[Records with drawing code]
· · · · ·

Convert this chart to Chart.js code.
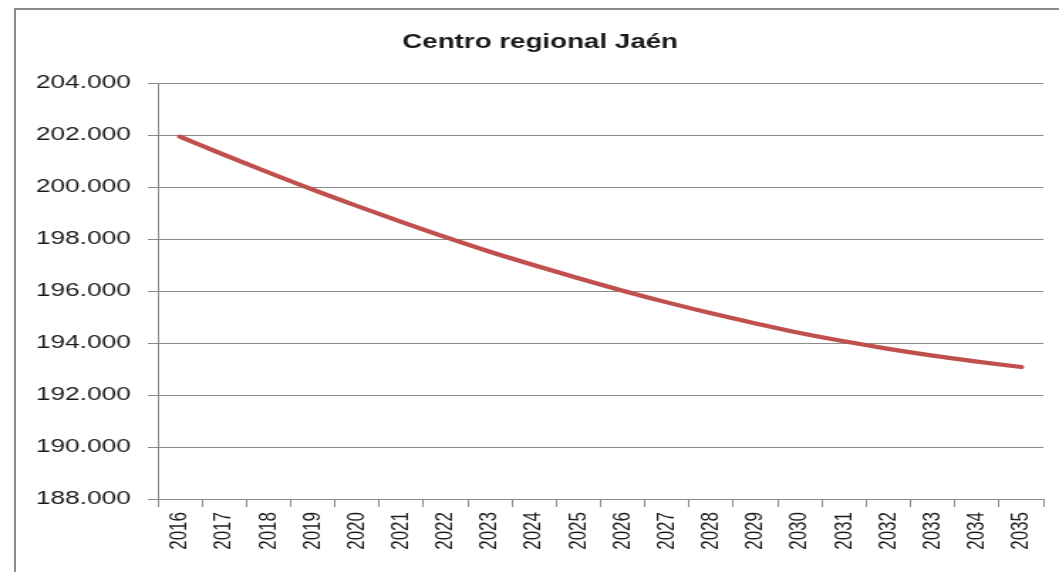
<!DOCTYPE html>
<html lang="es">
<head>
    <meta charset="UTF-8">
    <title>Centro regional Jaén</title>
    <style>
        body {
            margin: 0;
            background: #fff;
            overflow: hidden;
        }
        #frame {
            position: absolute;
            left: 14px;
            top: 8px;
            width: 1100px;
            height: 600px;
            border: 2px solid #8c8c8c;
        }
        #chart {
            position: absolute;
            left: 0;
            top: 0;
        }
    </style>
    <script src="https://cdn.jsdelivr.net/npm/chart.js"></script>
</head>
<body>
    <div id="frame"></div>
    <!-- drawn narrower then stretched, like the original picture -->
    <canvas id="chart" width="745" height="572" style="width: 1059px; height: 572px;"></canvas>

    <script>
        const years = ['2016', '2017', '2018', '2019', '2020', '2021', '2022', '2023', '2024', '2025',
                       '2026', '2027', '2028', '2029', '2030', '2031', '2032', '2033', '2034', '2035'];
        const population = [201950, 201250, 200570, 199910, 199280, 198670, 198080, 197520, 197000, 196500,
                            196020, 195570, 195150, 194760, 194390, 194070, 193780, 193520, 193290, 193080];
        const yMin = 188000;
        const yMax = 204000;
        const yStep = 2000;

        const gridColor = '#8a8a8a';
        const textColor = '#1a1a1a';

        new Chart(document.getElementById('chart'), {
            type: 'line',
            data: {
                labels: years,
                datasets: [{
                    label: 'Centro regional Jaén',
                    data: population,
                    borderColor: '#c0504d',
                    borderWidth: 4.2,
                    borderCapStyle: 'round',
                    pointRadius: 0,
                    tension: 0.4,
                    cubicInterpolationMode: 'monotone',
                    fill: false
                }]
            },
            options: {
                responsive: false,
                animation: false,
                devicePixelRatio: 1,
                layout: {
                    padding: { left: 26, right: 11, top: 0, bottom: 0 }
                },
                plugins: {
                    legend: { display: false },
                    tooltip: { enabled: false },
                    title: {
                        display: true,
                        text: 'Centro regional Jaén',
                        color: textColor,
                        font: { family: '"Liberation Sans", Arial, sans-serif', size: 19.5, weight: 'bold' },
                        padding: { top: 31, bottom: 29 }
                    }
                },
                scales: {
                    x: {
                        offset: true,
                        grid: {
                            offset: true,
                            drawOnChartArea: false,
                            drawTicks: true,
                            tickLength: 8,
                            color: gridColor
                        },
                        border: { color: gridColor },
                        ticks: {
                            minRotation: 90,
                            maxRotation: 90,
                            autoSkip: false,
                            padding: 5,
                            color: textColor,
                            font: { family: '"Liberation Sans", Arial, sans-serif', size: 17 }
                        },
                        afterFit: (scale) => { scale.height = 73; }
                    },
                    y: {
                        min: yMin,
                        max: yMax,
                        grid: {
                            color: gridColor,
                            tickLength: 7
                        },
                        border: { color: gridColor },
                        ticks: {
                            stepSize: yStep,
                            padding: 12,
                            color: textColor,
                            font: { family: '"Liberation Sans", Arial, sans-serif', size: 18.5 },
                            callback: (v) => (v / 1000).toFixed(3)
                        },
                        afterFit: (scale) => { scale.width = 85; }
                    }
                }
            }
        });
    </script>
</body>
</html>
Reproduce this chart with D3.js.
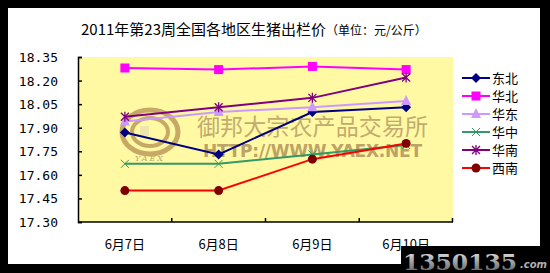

· · · · ·

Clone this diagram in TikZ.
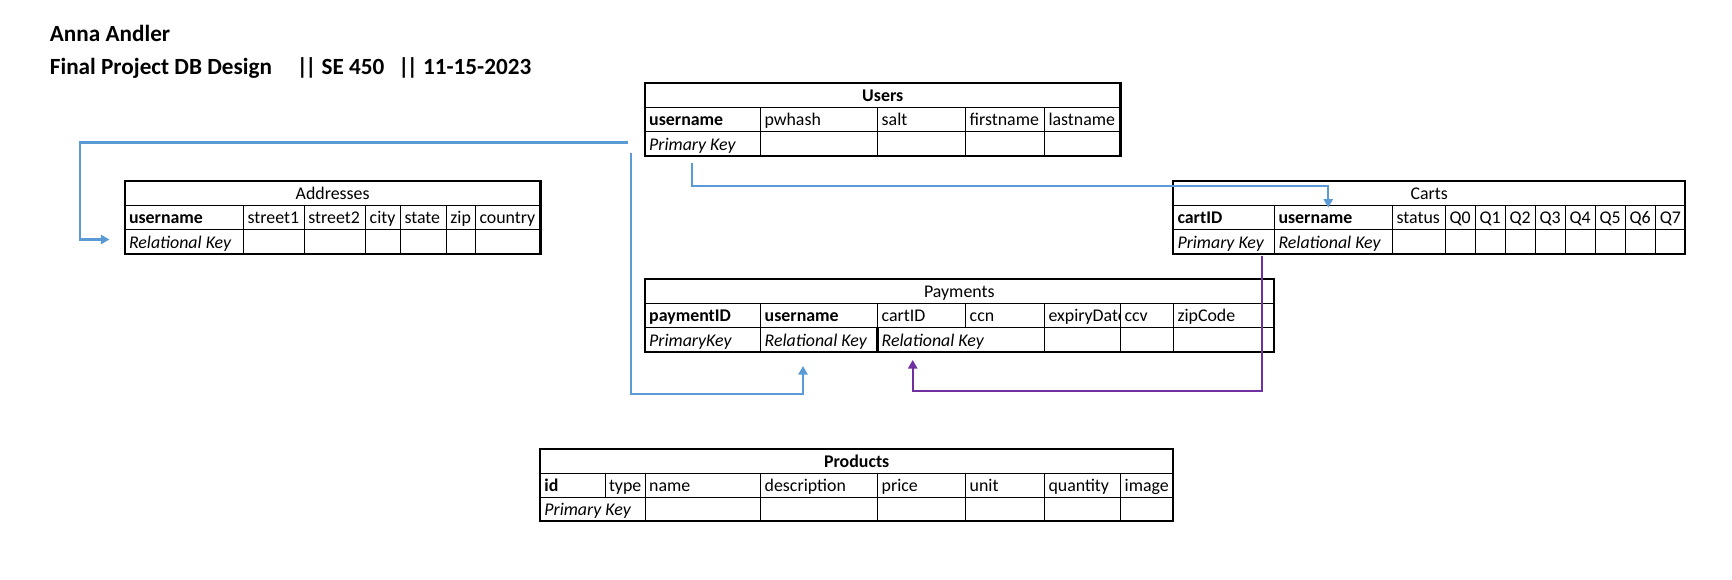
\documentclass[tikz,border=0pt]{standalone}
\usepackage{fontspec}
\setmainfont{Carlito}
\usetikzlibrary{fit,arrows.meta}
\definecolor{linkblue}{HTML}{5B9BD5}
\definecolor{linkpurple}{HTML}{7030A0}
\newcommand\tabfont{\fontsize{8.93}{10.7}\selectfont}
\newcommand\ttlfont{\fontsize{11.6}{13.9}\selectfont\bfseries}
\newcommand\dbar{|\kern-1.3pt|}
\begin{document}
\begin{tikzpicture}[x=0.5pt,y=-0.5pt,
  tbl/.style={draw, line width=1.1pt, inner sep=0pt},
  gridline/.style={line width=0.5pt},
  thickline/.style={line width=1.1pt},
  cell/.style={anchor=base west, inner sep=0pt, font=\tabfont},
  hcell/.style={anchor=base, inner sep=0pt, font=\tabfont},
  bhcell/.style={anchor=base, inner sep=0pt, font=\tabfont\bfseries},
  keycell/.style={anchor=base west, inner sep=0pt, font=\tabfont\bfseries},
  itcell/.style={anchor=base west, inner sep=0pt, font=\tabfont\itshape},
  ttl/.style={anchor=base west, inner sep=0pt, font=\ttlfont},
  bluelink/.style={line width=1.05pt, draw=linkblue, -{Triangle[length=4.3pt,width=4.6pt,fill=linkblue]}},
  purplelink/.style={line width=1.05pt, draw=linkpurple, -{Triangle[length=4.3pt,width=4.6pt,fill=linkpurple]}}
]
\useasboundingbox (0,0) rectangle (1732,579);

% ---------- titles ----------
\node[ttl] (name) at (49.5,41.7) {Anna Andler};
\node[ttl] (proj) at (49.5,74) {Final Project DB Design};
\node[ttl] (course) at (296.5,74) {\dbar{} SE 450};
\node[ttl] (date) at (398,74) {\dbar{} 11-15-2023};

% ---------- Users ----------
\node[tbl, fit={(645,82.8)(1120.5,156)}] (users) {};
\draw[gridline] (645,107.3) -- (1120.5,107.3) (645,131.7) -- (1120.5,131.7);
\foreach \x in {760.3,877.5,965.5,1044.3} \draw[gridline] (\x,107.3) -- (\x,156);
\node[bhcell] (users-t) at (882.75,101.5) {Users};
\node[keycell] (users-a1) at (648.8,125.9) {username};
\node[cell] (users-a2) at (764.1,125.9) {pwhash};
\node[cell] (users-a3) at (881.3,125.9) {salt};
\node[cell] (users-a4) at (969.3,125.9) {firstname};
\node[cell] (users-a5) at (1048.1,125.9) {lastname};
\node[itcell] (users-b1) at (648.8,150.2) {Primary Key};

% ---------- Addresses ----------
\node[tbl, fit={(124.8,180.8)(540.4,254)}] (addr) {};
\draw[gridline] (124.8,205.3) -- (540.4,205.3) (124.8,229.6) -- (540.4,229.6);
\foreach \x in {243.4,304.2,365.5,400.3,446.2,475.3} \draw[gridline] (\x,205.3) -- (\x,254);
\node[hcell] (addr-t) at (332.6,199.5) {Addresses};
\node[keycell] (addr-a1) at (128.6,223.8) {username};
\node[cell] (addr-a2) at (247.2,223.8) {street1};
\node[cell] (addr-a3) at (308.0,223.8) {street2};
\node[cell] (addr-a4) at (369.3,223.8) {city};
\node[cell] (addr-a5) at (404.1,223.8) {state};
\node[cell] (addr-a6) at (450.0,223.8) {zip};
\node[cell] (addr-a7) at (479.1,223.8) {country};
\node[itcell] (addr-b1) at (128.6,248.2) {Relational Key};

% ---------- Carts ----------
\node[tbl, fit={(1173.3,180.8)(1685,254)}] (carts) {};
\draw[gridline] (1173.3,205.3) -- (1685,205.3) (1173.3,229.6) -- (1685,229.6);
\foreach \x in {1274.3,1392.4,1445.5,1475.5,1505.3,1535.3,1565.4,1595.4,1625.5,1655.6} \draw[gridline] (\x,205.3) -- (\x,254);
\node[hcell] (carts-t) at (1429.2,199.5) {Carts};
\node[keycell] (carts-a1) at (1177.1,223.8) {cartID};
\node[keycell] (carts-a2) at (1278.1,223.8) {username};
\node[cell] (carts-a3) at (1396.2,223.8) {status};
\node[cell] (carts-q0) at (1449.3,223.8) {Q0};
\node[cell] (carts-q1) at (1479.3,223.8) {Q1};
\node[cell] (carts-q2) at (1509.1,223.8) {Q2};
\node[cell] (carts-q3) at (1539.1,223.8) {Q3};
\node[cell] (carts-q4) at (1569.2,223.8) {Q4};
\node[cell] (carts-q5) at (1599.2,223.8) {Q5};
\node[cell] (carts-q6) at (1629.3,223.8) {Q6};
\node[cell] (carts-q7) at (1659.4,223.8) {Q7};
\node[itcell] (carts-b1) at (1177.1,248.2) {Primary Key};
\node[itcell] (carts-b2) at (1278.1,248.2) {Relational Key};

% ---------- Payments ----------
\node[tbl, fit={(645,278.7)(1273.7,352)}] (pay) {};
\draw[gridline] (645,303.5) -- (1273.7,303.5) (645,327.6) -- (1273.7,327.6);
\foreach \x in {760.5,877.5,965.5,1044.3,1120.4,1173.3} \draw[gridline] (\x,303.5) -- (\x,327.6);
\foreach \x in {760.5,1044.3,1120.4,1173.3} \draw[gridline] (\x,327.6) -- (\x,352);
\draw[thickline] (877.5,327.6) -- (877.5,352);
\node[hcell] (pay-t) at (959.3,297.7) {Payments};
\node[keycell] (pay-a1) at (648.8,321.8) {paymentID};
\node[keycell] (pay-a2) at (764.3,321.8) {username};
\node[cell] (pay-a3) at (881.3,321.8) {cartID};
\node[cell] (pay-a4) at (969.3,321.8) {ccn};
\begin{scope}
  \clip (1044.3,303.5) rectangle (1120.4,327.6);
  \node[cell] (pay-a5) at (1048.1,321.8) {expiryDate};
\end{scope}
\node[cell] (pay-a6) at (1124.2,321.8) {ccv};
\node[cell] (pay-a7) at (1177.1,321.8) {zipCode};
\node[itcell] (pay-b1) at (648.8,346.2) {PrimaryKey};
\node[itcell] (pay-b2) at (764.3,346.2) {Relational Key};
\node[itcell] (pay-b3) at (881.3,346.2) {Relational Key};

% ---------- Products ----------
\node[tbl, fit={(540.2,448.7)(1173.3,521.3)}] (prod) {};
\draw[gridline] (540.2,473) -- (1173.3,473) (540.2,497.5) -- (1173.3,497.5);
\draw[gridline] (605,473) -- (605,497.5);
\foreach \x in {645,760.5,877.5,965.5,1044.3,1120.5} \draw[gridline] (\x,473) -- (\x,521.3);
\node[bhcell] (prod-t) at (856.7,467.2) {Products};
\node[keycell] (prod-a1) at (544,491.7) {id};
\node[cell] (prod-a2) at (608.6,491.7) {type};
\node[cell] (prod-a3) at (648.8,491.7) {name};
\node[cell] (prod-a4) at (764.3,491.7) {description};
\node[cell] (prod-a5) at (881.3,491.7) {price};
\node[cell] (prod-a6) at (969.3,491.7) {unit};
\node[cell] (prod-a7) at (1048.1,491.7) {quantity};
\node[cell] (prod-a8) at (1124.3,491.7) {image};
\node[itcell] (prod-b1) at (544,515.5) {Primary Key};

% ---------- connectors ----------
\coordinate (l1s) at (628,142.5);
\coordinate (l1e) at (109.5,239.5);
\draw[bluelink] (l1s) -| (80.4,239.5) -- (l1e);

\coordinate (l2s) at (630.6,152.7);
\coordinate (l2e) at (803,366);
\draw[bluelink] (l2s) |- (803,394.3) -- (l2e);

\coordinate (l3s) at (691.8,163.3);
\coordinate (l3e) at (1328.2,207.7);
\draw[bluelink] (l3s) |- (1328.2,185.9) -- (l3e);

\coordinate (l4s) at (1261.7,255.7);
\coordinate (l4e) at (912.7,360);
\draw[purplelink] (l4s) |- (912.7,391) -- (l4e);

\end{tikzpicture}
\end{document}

· · · · ·

**Given problem**:
In the listing above, find the line with "Convert this chart to Chart.js code." and the line with "const textColor = '#1a1a1a';". Copy exactly those two and every line between, without the pictures.

**Exercise output**:
Convert this chart to Chart.js code.
<!DOCTYPE html>
<html lang="es">
<head>
    <meta charset="UTF-8">
    <title>Centro regional Jaén</title>
    <style>
        body {
            margin: 0;
            background: #fff;
            overflow: hidden;
        }
        #frame {
            position: absolute;
            left: 14px;
            top: 8px;
            width: 1100px;
            height: 600px;
            border: 2px solid #8c8c8c;
        }
        #chart {
            position: absolute;
            left: 0;
            top: 0;
        }
    </style>
    <script src="https://cdn.jsdelivr.net/npm/chart.js"></script>
</head>
<body>
    <div id="frame"></div>
    <!-- drawn narrower then stretched, like the original picture -->
    <canvas id="chart" width="745" height="572" style="width: 1059px; height: 572px;"></canvas>

    <script>
        const years = ['2016', '2017', '2018', '2019', '2020', '2021', '2022', '2023', '2024', '2025',
                       '2026', '2027', '2028', '2029', '2030', '2031', '2032', '2033', '2034', '2035'];
        const population = [201950, 201250, 200570, 199910, 199280, 198670, 198080, 197520, 197000, 196500,
                            196020, 195570, 195150, 194760, 194390, 194070, 193780, 193520, 193290, 193080];
        const yMin = 188000;
        const yMax = 204000;
        const yStep = 2000;

        const gridColor = '#8a8a8a';
        const textColor = '#1a1a1a';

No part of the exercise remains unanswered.